++++ Data excerpt

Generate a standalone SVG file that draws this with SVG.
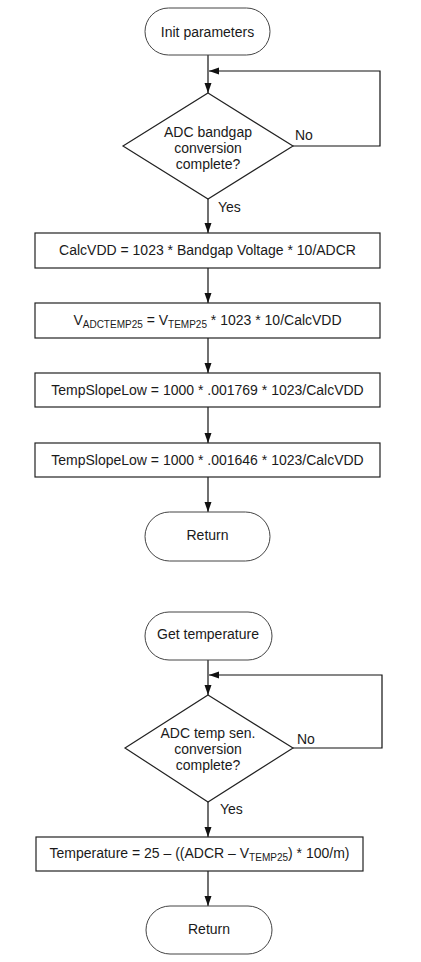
<svg xmlns="http://www.w3.org/2000/svg" width="421" height="962" viewBox="0 0 421 962">
<defs>
<marker id="arr" markerUnits="userSpaceOnUse" markerWidth="11" markerHeight="8" refX="10" refY="3.5" orient="auto">
<path d="M0,0 L10,3.5 L0,7 z" fill="#111"/>
</marker>
<style>
.shape{fill:#fff;stroke:#222;stroke-width:1.2}
.term{fill:#fff;stroke:#444;stroke-width:1}
.t{font-family:"Liberation Sans",Arial,sans-serif;font-size:14px;fill:#1a1a1a;text-anchor:middle}
.l{font-family:"Liberation Sans",Arial,sans-serif;font-size:14px;fill:#1a1a1a}
.sub{font-size:10px}
.c{fill:none;stroke:#111;stroke-width:1.2;marker-end:url(#arr)}
</style>
</defs>
<rect width="421" height="962" fill="#fff"/>
<g id="connectors">
<path class="c" d="M208 55 V93"/>
<path class="c" d="M293 146 H380 V71 H209"/>
<path class="c" d="M208 199 V233"/>
<path class="c" d="M208 268 V303"/>
<path class="c" d="M208 338 V373"/>
<path class="c" d="M208 407 V443"/>
<path class="c" d="M208 477 V512"/>
<path class="c" d="M208 660 V695"/>
<path class="c" d="M293 748 H382 V675 H209"/>
<path class="c" d="M208 802 V837"/>
<path class="c" d="M208 871 V906"/>
<text class="l" x="295" y="140">No</text>
<text class="l" x="218" y="212">Yes</text>
<text class="l" x="297" y="744">No</text>
<text class="l" x="220" y="814">Yes</text>
</g>
<g id="init">
<rect class="term" x="145" y="8" width="125" height="47" rx="23.5"/>
<text class="t" x="207.5" y="37">Init parameters</text>
</g>
<g id="decision1">
<polygon class="shape" points="208,93 293,146 208,199 123,146"/>
<text class="t" x="208" y="137">ADC bandgap</text>
<text class="t" x="208" y="153">conversion</text>
<text class="t" x="208" y="169">complete?</text>
</g>
<g id="calcvdd">
<rect class="shape" x="35" y="233" width="345" height="35"/>
<text class="t" x="207.5" y="255">CalcVDD = 1023 * Bandgap Voltage * 10/ADCR</text>
</g>
<g id="vadctemp">
<rect class="shape" x="35" y="303" width="345" height="35"/>
<text class="t" x="207.5" y="325">V<tspan class="sub" dy="3">ADCTEMP25</tspan><tspan dy="-3"> = V</tspan><tspan class="sub" dy="3">TEMP25</tspan><tspan dy="-3"> * 1023 * 10/CalcVDD</tspan></text>
</g>
<g id="slope1">
<rect class="shape" x="35" y="373" width="345" height="34"/>
<text class="t" x="207.5" y="395">TempSlopeLow = 1000 * .001769 * 1023/CalcVDD</text>
</g>
<g id="slope2">
<rect class="shape" x="35" y="443" width="345" height="34"/>
<text class="t" x="207.5" y="465">TempSlopeLow = 1000 * .001646 * 1023/CalcVDD</text>
</g>
<g id="return1">
<rect class="term" x="145" y="512" width="125" height="49" rx="24.5"/>
<text class="t" x="207.5" y="540">Return</text>
</g>
<g id="gettemp">
<rect class="term" x="145" y="612" width="127" height="48" rx="24"/>
<text class="t" x="208" y="639">Get temperature</text>
</g>
<g id="decision2">
<polygon class="shape" points="208,695 293,748 208,802 125,748"/>
<text class="t" x="208" y="738">ADC temp sen.</text>
<text class="t" x="208" y="754">conversion</text>
<text class="t" x="208" y="770">complete?</text>
</g>
<g id="temperature">
<rect class="shape" x="36" y="837" width="327" height="34"/>
<text class="t" x="199.5" y="858">Temperature = 25 – ((ADCR – V<tspan class="sub" dy="3">TEMP25</tspan><tspan dy="-3">) * 100/m)</tspan></text>
</g>
<g id="return2">
<rect class="term" x="146" y="906" width="126" height="48" rx="24"/>
<text class="t" x="209" y="934">Return</text>
</g>
</svg>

++++++++

■ Written task ■
Set down the material above as is, without any pictures.

■ Final result ■
Generate a standalone SVG file that draws this with SVG.
<svg xmlns="http://www.w3.org/2000/svg" width="421" height="962" viewBox="0 0 421 962">
<defs>
<marker id="arr" markerUnits="userSpaceOnUse" markerWidth="11" markerHeight="8" refX="10" refY="3.5" orient="auto">
<path d="M0,0 L10,3.5 L0,7 z" fill="#111"/>
</marker>
<style>
.shape{fill:#fff;stroke:#222;stroke-width:1.2}
.term{fill:#fff;stroke:#444;stroke-width:1}
.t{font-family:"Liberation Sans",Arial,sans-serif;font-size:14px;fill:#1a1a1a;text-anchor:middle}
.l{font-family:"Liberation Sans",Arial,sans-serif;font-size:14px;fill:#1a1a1a}
.sub{font-size:10px}
.c{fill:none;stroke:#111;stroke-width:1.2;marker-end:url(#arr)}
</style>
</defs>
<rect width="421" height="962" fill="#fff"/>
<g id="connectors">
<path class="c" d="M208 55 V93"/>
<path class="c" d="M293 146 H380 V71 H209"/>
<path class="c" d="M208 199 V233"/>
<path class="c" d="M208 268 V303"/>
<path class="c" d="M208 338 V373"/>
<path class="c" d="M208 407 V443"/>
<path class="c" d="M208 477 V512"/>
<path class="c" d="M208 660 V695"/>
<path class="c" d="M293 748 H382 V675 H209"/>
<path class="c" d="M208 802 V837"/>
<path class="c" d="M208 871 V906"/>
<text class="l" x="295" y="140">No</text>
<text class="l" x="218" y="212">Yes</text>
<text class="l" x="297" y="744">No</text>
<text class="l" x="220" y="814">Yes</text>
</g>
<g id="init">
<rect class="term" x="145" y="8" width="125" height="47" rx="23.5"/>
<text class="t" x="207.5" y="37">Init parameters</text>
</g>
<g id="decision1">
<polygon class="shape" points="208,93 293,146 208,199 123,146"/>
<text class="t" x="208" y="137">ADC bandgap</text>
<text class="t" x="208" y="153">conversion</text>
<text class="t" x="208" y="169">complete?</text>
</g>
<g id="calcvdd">
<rect class="shape" x="35" y="233" width="345" height="35"/>
<text class="t" x="207.5" y="255">CalcVDD = 1023 * Bandgap Voltage * 10/ADCR</text>
</g>
<g id="vadctemp">
<rect class="shape" x="35" y="303" width="345" height="35"/>
<text class="t" x="207.5" y="325">V<tspan class="sub" dy="3">ADCTEMP25</tspan><tspan dy="-3"> = V</tspan><tspan class="sub" dy="3">TEMP25</tspan><tspan dy="-3"> * 1023 * 10/CalcVDD</tspan></text>
</g>
<g id="slope1">
<rect class="shape" x="35" y="373" width="345" height="34"/>
<text class="t" x="207.5" y="395">TempSlopeLow = 1000 * .001769 * 1023/CalcVDD</text>
</g>
<g id="slope2">
<rect class="shape" x="35" y="443" width="345" height="34"/>
<text class="t" x="207.5" y="465">TempSlopeLow = 1000 * .001646 * 1023/CalcVDD</text>
</g>
<g id="return1">
<rect class="term" x="145" y="512" width="125" height="49" rx="24.5"/>
<text class="t" x="207.5" y="540">Return</text>
</g>
<g id="gettemp">
<rect class="term" x="145" y="612" width="127" height="48" rx="24"/>
<text class="t" x="208" y="639">Get temperature</text>
</g>
<g id="decision2">
<polygon class="shape" points="208,695 293,748 208,802 125,748"/>
<text class="t" x="208" y="738">ADC temp sen.</text>
<text class="t" x="208" y="754">conversion</text>
<text class="t" x="208" y="770">complete?</text>
</g>
<g id="temperature">
<rect class="shape" x="36" y="837" width="327" height="34"/>
<text class="t" x="199.5" y="858">Temperature = 25 – ((ADCR – V<tspan class="sub" dy="3">TEMP25</tspan><tspan dy="-3">) * 100/m)</tspan></text>
</g>
<g id="return2">
<rect class="term" x="146" y="906" width="126" height="48" rx="24"/>
<text class="t" x="209" y="934">Return</text>
</g>
</svg>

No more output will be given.